Now that the IPO results are coming in, commentators are applauding it as a move away from Saudi Arabia's near total dependence upon oil and into other ventures like real estate, tourism, entertainment, and manufacturing. Said the Wall Street Journal at the end of the first day of trading: "The public offering of the world's most profitable company is part of a sweeping overhaul of the kingdom's economy to invest in non-oil industries and create jobs for young Saudis."

A closer look reveals no such thing. By nearly every metric, the Aramco IPO was a failure. It posted an initial value of the company below bin Salman's value of $2 trillion and generated just one quarter of the $100 billion he claims he needs to bring his sand and oil empire into the 21st century by diversifying into entertainment, manufacturing, and tourism. By the second day, shares in the tiny Saudi-controlled Tadawul stock exchange had jumped 20 percent, but by that time the Prince was out, licking his wounds, and no doubt wondering how he was going to fulfill the promise of his Vision 2030 without the additional billions. He was also no doubt pondering just how much longer his kingdom could run double-digit billion-dollar deficits.

Aramco's CEO put the best face he could on the fiasco:

We are happy on the results today. And you have seen the market responds to our results, the company will continue to be the leader globally when it comes to the energy sector and at the same time we are looking at sustained and growing dividends to our investors. At the same time we continue our growth strategy, increasing profitability across cycles.
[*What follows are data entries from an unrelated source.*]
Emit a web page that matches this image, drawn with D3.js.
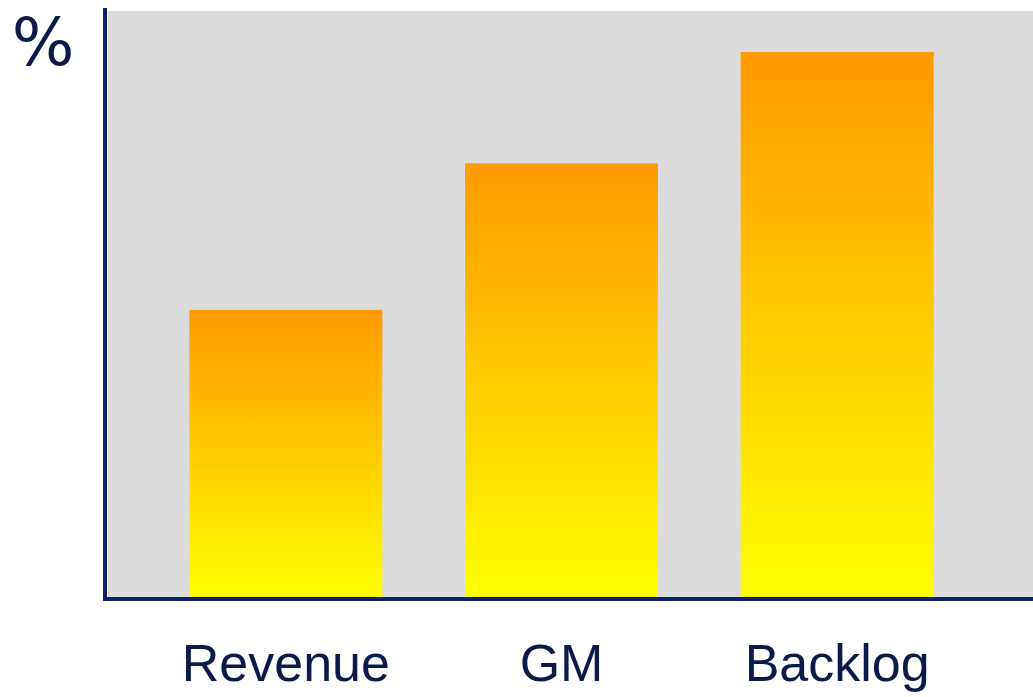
<!DOCTYPE html>
<html>
<head>
<meta charset="utf-8">
<script src="https://cdn.jsdelivr.net/npm/d3@7"></script>
<style>
  body { margin: 0; background: #ffffff; }
  svg { display: block; }
  .label { font-family: "Liberation Sans", Arial, sans-serif; fill: #0c1a4a; }
  .unit { font-family: "DejaVu Sans", Verdana, sans-serif; fill: #0c1a4a; }
</style>
</head>
<body>
<div id="chart"></div>
<script>
// chart data
var categories = ["Revenue", "GM", "Backlog"];
var values = [49, 74, 93];
var unitLabel = "%";

var svgWidth = 1033;
var svgHeight = 697;

var plot = { left: 108, top: 11, right: 1033, bottom: 597 };

var svg = d3.select("#chart")
  .append("svg")
  .attr("width", svgWidth)
  .attr("height", svgHeight);

// gradient per bar: orange on top, yellow at the base
var defs = svg.append("defs");
var grad = defs.append("linearGradient")
  .attr("id", "barGrad")
  .attr("x1", 0).attr("y1", 0)
  .attr("x2", 0).attr("y2", 1);
grad.append("stop").attr("offset", "0%").attr("stop-color", "#ff9900");
grad.append("stop").attr("offset", "100%").attr("stop-color", "#ffff00");

// scales
var xScale = d3.scaleBand()
  .domain(categories)
  .range([148, 975])
  .paddingInner(0.3)
  .paddingOuter(0.15);

var yScale = d3.scaleLinear()
  .domain([0, 100])
  .range([plot.bottom, plot.top]);

// gray plot background
svg.append("rect")
  .attr("x", plot.left)
  .attr("y", plot.top)
  .attr("width", plot.right - plot.left)
  .attr("height", plot.bottom - plot.top)
  .attr("fill", "#dcdcdc");

// bars
svg.selectAll("rect.bar")
  .data(values)
  .enter()
  .append("rect")
  .attr("class", "bar")
  .attr("x", (d, i) => xScale(categories[i]))
  .attr("y", d => yScale(d))
  .attr("width", xScale.bandwidth())
  .attr("height", d => yScale(0) - yScale(d))
  .attr("fill", "url(#barGrad)");

// axis lines
var axisColor = "#0d1f6e";
svg.append("line")
  .attr("x1", 105).attr("x2", 105)
  .attr("y1", 8).attr("y2", 601)
  .attr("stroke", axisColor)
  .attr("stroke-width", 4);

var xAxis = d3.axisBottom(xScale)
  .tickSize(0)
  .tickPadding(45);

var xAxisGroup = svg.append("g")
  .attr("transform", "translate(0, 599)")
  .call(xAxis);
xAxisGroup.select(".domain").remove();
xAxisGroup.selectAll("text")
  .attr("class", "label")
  .attr("fill", "#0c1a4a")
  .style("font-size", "52px");

svg.append("line")
  .attr("x1", 103).attr("x2", 1033)
  .attr("y1", 599).attr("y2", 599)
  .attr("stroke", axisColor)
  .attr("stroke-width", 4);

// unit label
svg.append("text")
  .attr("class", "unit")
  .attr("x", 43)
  .attr("y", 65)
  .attr("text-anchor", "middle")
  .style("font-size", "66px")
  .text(unitLabel);
</script>
</body>
</html>
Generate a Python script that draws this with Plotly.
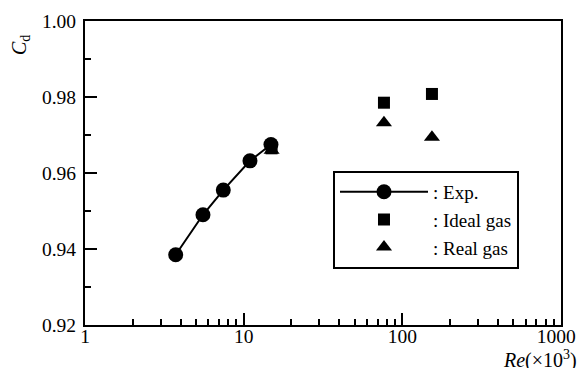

On the other hand, Ellen Wald, author of "Saudi, Inc." (a look behind the façade of Crown Prince Mohammed bin Salman's ruthless murderous oil empire), called the first day's results a "hollow win," adding that "The local demand from retail investors wasn't as high as (Saudi Arabia) hoped for. The investments were almost entirely local and attracted [almost] no money from outside the region … the government had to manufacture demand [for shares]."